- _DATASET CONTENT_:
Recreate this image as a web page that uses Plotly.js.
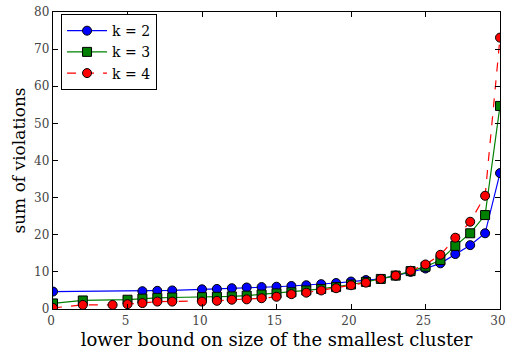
<!DOCTYPE html>
<html>
<head>
<meta charset="utf-8">
<script src="https://cdn.plot.ly/plotly-3.0.1.min.js"></script>
<style>html,body{margin:0;padding:0;background:#fff;}#chart{width:506px;height:356px;}</style>
</head>
<body>
<div id="chart"></div>
<script>
const xK2 = [0, 6, 7, 8, 10, 11, 12, 13, 14, 15, 16, 17, 18, 19, 20, 21, 22, 23, 24, 25, 26, 27, 28, 29, 30];
const yK2 = [4.7, 4.8, 4.9, 5.0, 5.3, 5.4, 5.6, 5.8, 5.9, 6.0, 6.2, 6.4, 6.7, 7.0, 7.4, 7.8, 8.1, 9.0, 10.0, 10.9, 12.3, 14.8, 17.2, 20.4, 36.6];
const xK3 = [0, 2, 5, 6, 7, 8, 10, 11, 12, 13, 14, 15, 16, 17, 18, 19, 20, 21, 22, 23, 24, 25, 26, 27, 28, 29, 30];
const yK3 = [1.5, 2.3, 2.5, 2.8, 3.0, 3.1, 3.2, 3.3, 3.4, 3.6, 3.9, 4.2, 4.5, 5.0, 5.4, 5.9, 6.6, 7.3, 8.1, 9.0, 10.2, 11.4, 13.2, 17.0, 20.4, 25.3, 54.7];
const xK4 = [0, 2, 4, 5, 6, 7, 8, 10, 11, 12, 13, 14, 15, 16, 17, 18, 19, 20, 21, 22, 23, 24, 25, 26, 27, 28, 29, 30];
const yK4 = [0.3, 1.1, 1.1, 1.3, 1.6, 2.0, 2.0, 2.0, 2.2, 2.5, 2.6, 2.9, 3.3, 4.0, 4.4, 5.0, 5.6, 6.4, 7.1, 8.1, 9.0, 10.3, 12.0, 14.6, 19.2, 23.5, 30.5, 73.1];
const seriesNames = ["k = 2", "k = 3", "k = 4"];
const xTicks = [0, 5, 10, 15, 20, 25, 30];
const yTicks = [0, 10, 20, 30, 40, 50, 60, 70, 80];

const font = "DejaVu Serif, serif";
const mk = (sym, col) => ({symbol: sym, size: 9, color: col, line: {color: "#000", width: 1}});
const traces = [
  {x: xK2, y: yK2, name: seriesNames[0], mode: "lines+markers", line: {color: "#0000ff", width: 1.2}, marker: mk("circle", "#0000ff")},
  {x: xK3, y: yK3, name: seriesNames[1], mode: "lines+markers", line: {color: "#008000", width: 1.2}, marker: mk("square", "#008000")},
  {x: xK4, y: yK4, name: seriesNames[2], mode: "lines+markers", line: {color: "#ff0000", width: 1.2, dash: "dash"}, marker: mk("circle", "#ff0000")}
];
const axisCommon = {
  showgrid: false, zeroline: false, showline: true, linecolor: "#000", linewidth: 1.2,
  mirror: "ticks", ticks: "inside", ticklen: 5, tickcolor: "#000", tickwidth: 1,
  ticklabeloverflow: "allow",
  tickfont: {family: font, size: 12, color: "#444"}
};
const layout = {
  width: 506, height: 356,
  margin: {l: 53, r: 6, t: 12, b: 47},
  paper_bgcolor: "#fff", plot_bgcolor: "#fff",
  xaxis: Object.assign({}, axisCommon, {range: [0, 30], tickmode: "array", tickvals: xTicks, ticklabelshift: -2,
    title: {text: "lower bound on size of the smallest cluster", font: {family: font, size: 18, color: "#000"}, standoff: 6}}),
  yaxis: Object.assign({}, axisCommon, {range: [0, 80], tickmode: "array", tickvals: yTicks,
    title: {text: "sum of violations", font: {family: font, size: 17, color: "#000"}, standoff: 4}}),
  legend: {x: 0.018, y: 0.993, xanchor: "left", yanchor: "top", bgcolor: "#fff", bordercolor: "#000", borderwidth: 1,
    font: {family: font, size: 14, color: "#000"}, itemwidth: 40, tracegroupgap: 2},
  showlegend: true
};
Plotly.newPlot("chart", traces, layout, {staticPlot: true, displayModeBar: false});
</script>
</body>
</html>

- _GIVEN TASK_: Return each line exactly as written. Any picture gets left out.

- _WRITTEN ANSWER_:
Recreate this image as a web page that uses Plotly.js.
<!DOCTYPE html>
<html>
<head>
<meta charset="utf-8">
<script src="https://cdn.plot.ly/plotly-3.0.1.min.js"></script>
<style>html,body{margin:0;padding:0;background:#fff;}#chart{width:506px;height:356px;}</style>
</head>
<body>
<div id="chart"></div>
<script>
const xK2 = [0, 6, 7, 8, 10, 11, 12, 13, 14, 15, 16, 17, 18, 19, 20, 21, 22, 23, 24, 25, 26, 27, 28, 29, 30];
const yK2 = [4.7, 4.8, 4.9, 5.0, 5.3, 5.4, 5.6, 5.8, 5.9, 6.0, 6.2, 6.4, 6.7, 7.0, 7.4, 7.8, 8.1, 9.0, 10.0, 10.9, 12.3, 14.8, 17.2, 20.4, 36.6];
const xK3 = [0, 2, 5, 6, 7, 8, 10, 11, 12, 13, 14, 15, 16, 17, 18, 19, 20, 21, 22, 23, 24, 25, 26, 27, 28, 29, 30];
const yK3 = [1.5, 2.3, 2.5, 2.8, 3.0, 3.1, 3.2, 3.3, 3.4, 3.6, 3.9, 4.2, 4.5, 5.0, 5.4, 5.9, 6.6, 7.3, 8.1, 9.0, 10.2, 11.4, 13.2, 17.0, 20.4, 25.3, 54.7];
const xK4 = [0, 2, 4, 5, 6, 7, 8, 10, 11, 12, 13, 14, 15, 16, 17, 18, 19, 20, 21, 22, 23, 24, 25, 26, 27, 28, 29, 30];
const yK4 = [0.3, 1.1, 1.1, 1.3, 1.6, 2.0, 2.0, 2.0, 2.2, 2.5, 2.6, 2.9, 3.3, 4.0, 4.4, 5.0, 5.6, 6.4, 7.1, 8.1, 9.0, 10.3, 12.0, 14.6, 19.2, 23.5, 30.5, 73.1];
const seriesNames = ["k = 2", "k = 3", "k = 4"];
const xTicks = [0, 5, 10, 15, 20, 25, 30];
const yTicks = [0, 10, 20, 30, 40, 50, 60, 70, 80];

const font = "DejaVu Serif, serif";
const mk = (sym, col) => ({symbol: sym, size: 9, color: col, line: {color: "#000", width: 1}});
const traces = [
  {x: xK2, y: yK2, name: seriesNames[0], mode: "lines+markers", line: {color: "#0000ff", width: 1.2}, marker: mk("circle", "#0000ff")},
  {x: xK3, y: yK3, name: seriesNames[1], mode: "lines+markers", line: {color: "#008000", width: 1.2}, marker: mk("square", "#008000")},
  {x: xK4, y: yK4, name: seriesNames[2], mode: "lines+markers", line: {color: "#ff0000", width: 1.2, dash: "dash"}, marker: mk("circle", "#ff0000")}
];
const axisCommon = {
  showgrid: false, zeroline: false, showline: true, linecolor: "#000", linewidth: 1.2,
  mirror: "ticks", ticks: "inside", ticklen: 5, tickcolor: "#000", tickwidth: 1,
  ticklabeloverflow: "allow",
  tickfont: {family: font, size: 12, color: "#444"}
};
const layout = {
  width: 506, height: 356,
  margin: {l: 53, r: 6, t: 12, b: 47},
  paper_bgcolor: "#fff", plot_bgcolor: "#fff",
  xaxis: Object.assign({}, axisCommon, {range: [0, 30], tickmode: "array", tickvals: xTicks, ticklabelshift: -2,
    title: {text: "lower bound on size of the smallest cluster", font: {family: font, size: 18, color: "#000"}, standoff: 6}}),
  yaxis: Object.assign({}, axisCommon, {range: [0, 80], tickmode: "array", tickvals: yTicks,
    title: {text: "sum of violations", font: {family: font, size: 17, color: "#000"}, standoff: 4}}),
  legend: {x: 0.018, y: 0.993, xanchor: "left", yanchor: "top", bgcolor: "#fff", bordercolor: "#000", borderwidth: 1,
    font: {family: font, size: 14, color: "#000"}, itemwidth: 40, tracegroupgap: 2},
  showlegend: true
};
Plotly.newPlot("chart", traces, layout, {staticPlot: true, displayModeBar: false});
</script>
</body>
</html>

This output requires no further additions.